2). Jobs, productive activities, sports, JOBS must be created to give young men and women the dignity of accomplishment and earning their own way.

3). Police: The people in the projects are people, not perps. They want to live, to stay alive, to have food and shelter and some meaning in their life. They want a chance to get ahead. They want the same things every other human being wants. More positive HUMAN contact between cops and young people and for God’s sake, equal justice. No justice, no peace.

4). Respect: It is demeaning and paternalistic to expect that poor people are just losers and perpetual victims-weak, child-like, and dependent. I met as many geniuses in the projects as on any college campus. These kids can finish school, get a degree, and make their way in the world, with just a bit of mentoring. But is there room for them in the world? Is there a job waiting after they do everything they are told they should do to be self-sufficient? can they get a part-time job while they try to work their way through school?

Martin Luther King said he had a dream that one day people would be judged by the content of their character and not the color of their skin.

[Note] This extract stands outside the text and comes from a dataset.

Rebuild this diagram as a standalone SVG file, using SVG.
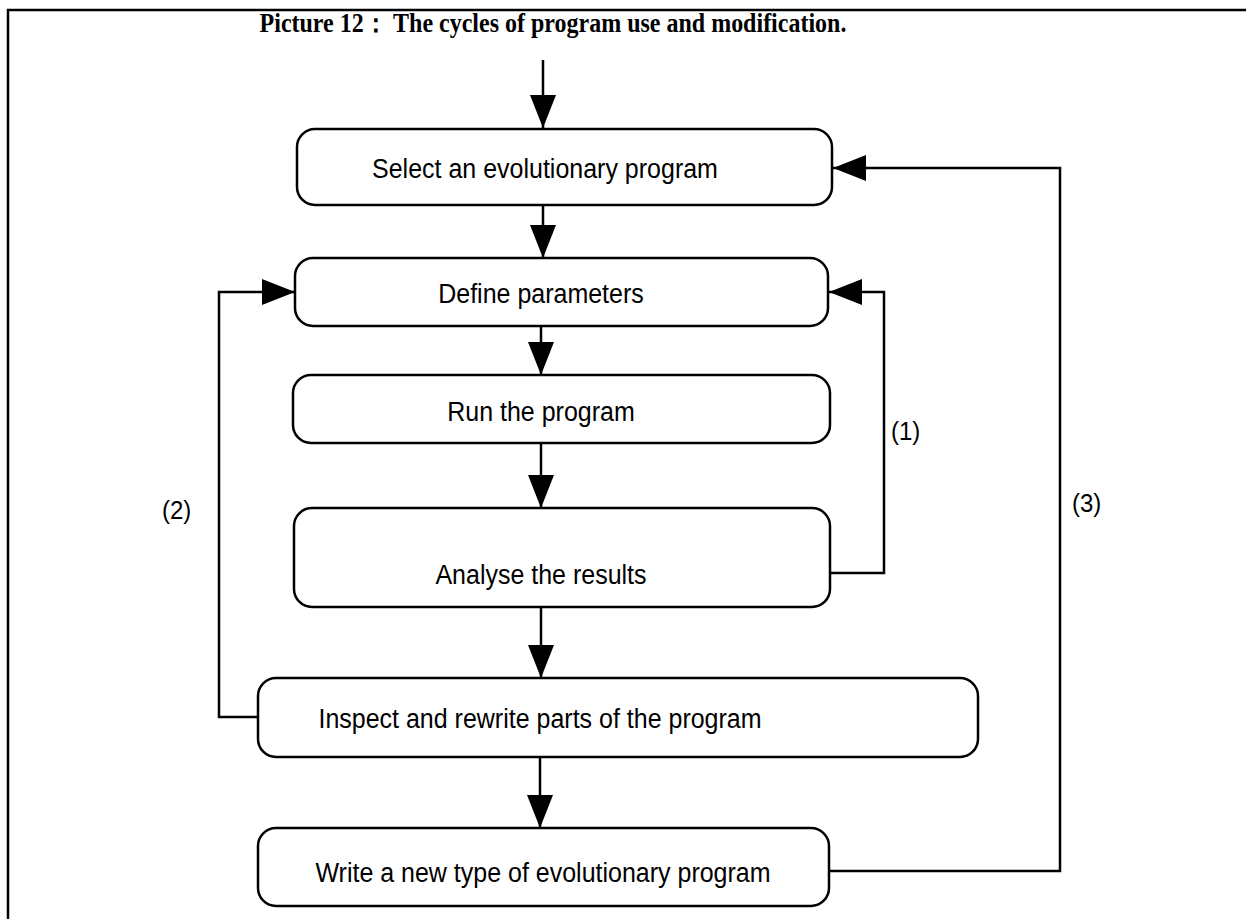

By that criteria, some people of color come up short-and this is what the Politically Correct are loathe to admit, though I doubt that King would have been so reluctant.

Human beings are responsible for their choices; give them the dignity of holding them responsible. Hold the police responsible for their choices as well. Let’s not leave anyone out-hold the politicians responsible for the stupid institutional choices that have merely perpetuated injustice.